Cruz: 'Joe Biden becoming president is the best thing that ever happened, tragically, for Vladimir Putin'

·1 min read
Sen. Ted Cruz (R-Texas) speaks to reporters outside the Senate Chamber following a meeting regarding judicial nominations including the future Supreme Court nominee on Tuesday, February 1, 2022.
Sen. Ted Cruz (R-Texas) speaks to reporters outside the Senate Chamber following a meeting regarding judicial nominations including the future Supreme Court nominee on Tuesday, February 1, 2022.


Sen. Ted Cruz (R-Texas) blasted President Biden on Sunday for what he described as his enabling of Russia's aggression toward Ukraine, saying Biden's presidency was the "best thing" that had happened for Russian President Vladimir Putin.

Fox News Channel anchor Bill Hemmer asked Cruz during an appearance on "Fox News Sunday" if he believes the White House's approach to the situation at the Ukrainian border has worked so far.

"No, it hasn't worked at all. If you look at what the Ukrainians want, they've been very explicit," Cruz said. "They've asked the United States explicitly, 'Put sanctions on Nord Stream 2, right now, today.' Joe Biden could do that this morning. He refuses to do it. And they said, number two, provide lethal military aid, give us the weapons to defend ourselves."

Cruz argued that Senate support for sanctions against the Nord Stream 2 pipeline has changed solely because of who is sitting in the Oval Office and accused Democrats of voting "in favor" of Russia.

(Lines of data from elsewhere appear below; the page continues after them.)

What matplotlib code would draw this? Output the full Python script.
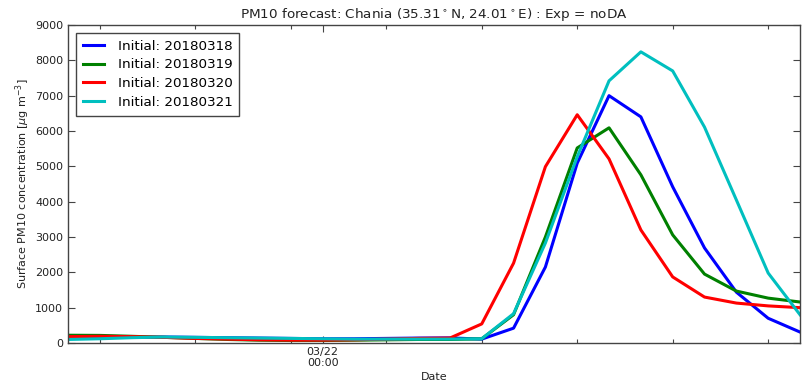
import matplotlib
matplotlib.use("Agg")
import matplotlib.pyplot as plt
import matplotlib.dates as mdates
from datetime import datetime, timedelta

# 3-hourly verification times
start = datetime(2018, 3, 21, 0)
times = [start + timedelta(hours=3 * i) for i in range(24)]

labels = ["Initial: 20180318", "Initial: 20180319", "Initial: 20180320", "Initial: 20180321"]
colors = ["b", "g", "r", "c"]

pm_0318 = [130, 150, 165, 170, 160, 150, 140, 130, 120, 120, 130, 140, 145, 110,
           420, 2150, 5090, 7000, 6400, 4420, 2690, 1440, 700, 310]
pm_0319 = [220, 215, 190, 160, 130, 100, 80, 70, 70, 80, 90, 100, 100, 120,
           800, 3000, 5520, 6090, 4760, 3060, 1950, 1470, 1270, 1160]
pm_0320 = [180, 190, 180, 160, 130, 110, 90, 80, 80, 90, 110, 130, 140, 540,
           2260, 4990, 6460, 5210, 3200, 1870, 1300, 1130, 1050, 1000]
pm_0321 = [100, 120, 150, 170, 160, 150, 140, 130, 120, 110, 110, 110, 110, 120,
           830, 2830, 5270, 7420, 8240, 7700, 6110, 4050, 1980, 800]
series = [pm_0318, pm_0319, pm_0320, pm_0321]

plt.rcParams.update({
    "font.family": "DejaVu Sans",
    "xtick.direction": "in",
    "ytick.direction": "in",
    "xtick.top": True,
    "ytick.right": True,
})

fig = plt.figure(figsize=(8.02, 3.83), dpi=100)
ax = fig.add_axes([68 / 802, 1 - 343 / 383, (800 - 68) / 802, (343 - 25) / 383])

for vals, lab, col in zip(series, labels, colors):
    ax.plot(times, vals, color=col, lw=2.2, label=lab)

ax.set_xlim(times[0], times[-1])
ax.set_ylim(0, 9000)
ax.set_yticks(range(0, 9001, 1000))

ax.xaxis.set_major_locator(mdates.DayLocator(bymonthday=[22]))
ax.xaxis.set_major_formatter(mdates.DateFormatter("%m/%d\n%H:%M"))
minor_times = [start + timedelta(hours=h) for h in range(3, 70, 9)]
ax.set_xticks([mdates.date2num(t) for t in minor_times], minor=True)

for sp in ax.spines.values():
    sp.set_color("#444444")
    sp.set_linewidth(1.0)
ax.tick_params(which="major", length=5, width=0.8, colors="#444444", labelsize=8, labelcolor="#222222")
ax.tick_params(which="minor", length=3, width=0.8, colors="#444444")
ax.tick_params(axis="x", which="major", pad=3)
for t in ax.get_xticklabels():
    t.set_linespacing(1.05)

ax.set_title("PM10 forecast: Chania (35.31$^\\circ$N, 24.01$^\\circ$E) : Exp = noDA",
             fontsize=9.7, color="#222222", pad=5)
ax.set_xlabel("Date", fontsize=8, color="#222222", labelpad=3)
ax.set_ylabel("Surface PM10 concentration [$\\mu$g m$^{-3}$]", fontsize=8, color="#222222", labelpad=2)

leg = ax.legend(loc="upper left", fontsize=9.7, fancybox=False, framealpha=1,
                edgecolor="#444444", handlelength=1.6, handletextpad=1.0,
                borderpad=0.5, labelspacing=0.42, borderaxespad=0.6)
leg.get_frame().set_linewidth(1.0)

fig.savefig("out.png", dpi=100)
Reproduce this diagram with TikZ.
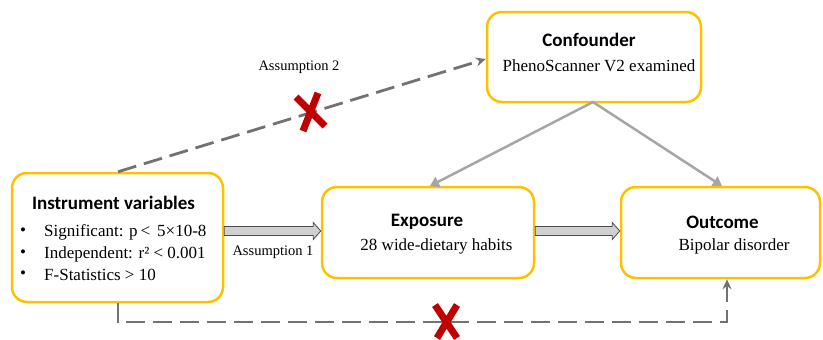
\documentclass[tikz,border=0pt]{standalone}
\usepackage{fontspec}
\setmainfont{Liberation Serif}
\newfontfamily\titlefont{Carlito}
\usetikzlibrary{arrows.meta,calc}
\definecolor{gold}{HTML}{FFC000}
\definecolor{dashgray}{HTML}{767171}
\definecolor{solidgray}{HTML}{A6A6A6}
\definecolor{fatfill}{HTML}{D0D0D0}
\definecolor{xred}{HTML}{C00000}
\tikzset{
  box/.style={draw=gold, line width=2.5pt, rounded corners=15pt, fill=white, inner sep=0pt},
  ttl/.style={font=\titlefont\bfseries\fontsize{19}{22}\selectfont, inner sep=0pt},
  body/.style={font=\fontsize{17}{20}\selectfont, inner sep=0pt},
  lbl/.style={font=\fontsize{14.5}{17}\selectfont, inner sep=0pt},
  dashline/.style={draw=dashgray, line width=2.8pt, dash pattern=on 19pt off 8pt},
  dashtip/.style={-{Stealth[length=10pt,width=9pt]}},
  solidarrow/.style={draw=solidgray, line width=2.5pt, -{Triangle[length=9pt,width=11pt]}},
  fat/.style={draw=black!70, line width=0.8pt, fill=fatfill},
  redx/.style={draw=xred, line width=7pt},
}
\newcommand{\fatarrow}[2]{%
  \draw[fat] ($(#1)+(0,-4.5)$) -- ($(#2)+(-7.5,-4.5)$) -- ($(#2)+(-7.5,-8.5)$) -- (#2)
    -- ($(#2)+(-7.5,8.5)$) -- ($(#2)+(-7.5,4.5)$) -- ($(#1)+(0,4.5)$) -- cycle;}
\begin{document}
\begin{tikzpicture}[x=1pt,y=-1pt]
\useasboundingbox (0,0) rectangle (823,340);
% boxes
\node[box, minimum width=211pt, minimum height=129pt] (iv) at (117.5,237.5) {};
\node[box, minimum width=212pt, minimum height=91pt] (exp) at (428,232.5) {};
\node[box, minimum width=199pt, minimum height=91pt] (out) at (720.5,232.5) {};
\node[box, minimum width=214pt, minimum height=90pt] (conf) at (594,57) {};
% texts
\node[ttl] (ivt) at (113.5,203) {Instrument variables};
\node[body] (b1) at (23,232) {\textbullet};
\node[body] (b2) at (23,254) {\textbullet};
\node[body] (b3) at (23,275) {\textbullet};
\node[body, anchor=west] (t1) at (44,232) {Significant: p\,<\ \,5×10-8};
\node[body, anchor=west] (t2) at (44,254) {Independent: r² < 0.001};
\node[body, anchor=west] (t3) at (44,275) {F-Statistics > 10};
\node[ttl] (expt) at (427,222) {Exposure};
\node[body] (exps) at (436.5,246) {28 wide-dietary habits};
\node[ttl] (outt) at (722.5,222) {Outcome};
\node[body] (outs) at (734,246) {Bipolar disorder};
\node[ttl] (conft) at (589,40) {Confounder};
\node[body] (confs) at (599,66) {PhenoScanner V2 examined};
\node[lbl] (a1) at (273,252) {Assumption 1};
\node[lbl] (a2) at (299,67) {Assumption 2};
% fat arrows
\coordinate (f1s) at (iv.east |- 0,231);
\coordinate (f1e) at (exp.west |- 0,231);
\coordinate (f2s) at (exp.east |- 0,231);
\coordinate (f2e) at (out.west |- 0,231);
\fatarrow{f1s}{f1e}
\fatarrow{f2s}{f2e}
% confounder arrows
\coordinate (cb) at (593,102);
\draw[solidarrow] (cb) -- (430,186);
\draw[solidarrow] (cb) -- (722,186);
% dashed assumption 2
\coordinate (d2s) at (iv.north -| 118,0);
\coordinate (d2e) at (conf.west |- 0,59);
\draw[dashline, dashtip] (d2s) -- (d2e);
% dashed bottom
\coordinate (d3s) at (iv.south -| 118,0);
\coordinate (d3e) at (out.south -| 727,0);
\draw[dashline, dashtip] (d3s) -- (118,322) -- (727,322) -- (d3e);
% red X marks
\draw[redx] (296,97) -- (325,126);
\draw[redx] (318,93) -- (303,131);
\draw[redx] (435,305) -- (457,338);
\draw[redx] (457,305) -- (437,338);
\end{tikzpicture}
\end{document}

"Joe Biden came to Capitol Hill and personally lobbied Democratic senators to vote against Russian sanctions. That's why we're facing this invasion. I gotta say Bill, Joe Biden becoming president is the best thing that ever happened, tragically, for Vladimir Putin," said Cruz.

The Biden administration has vowed to issue "unprecedented" and "crippling" sanctions against Russia if it invades Ukraine. On Saturday, Ukrainian President Volodymyr Zelensky called on Western governments to issue preemptive sanctions against Moscow.

Biden said last week that he was "convinced" that Russia was planning on invading Ukraine, though members of his administration have said that diplomatic paths toward deescalation are still on the table.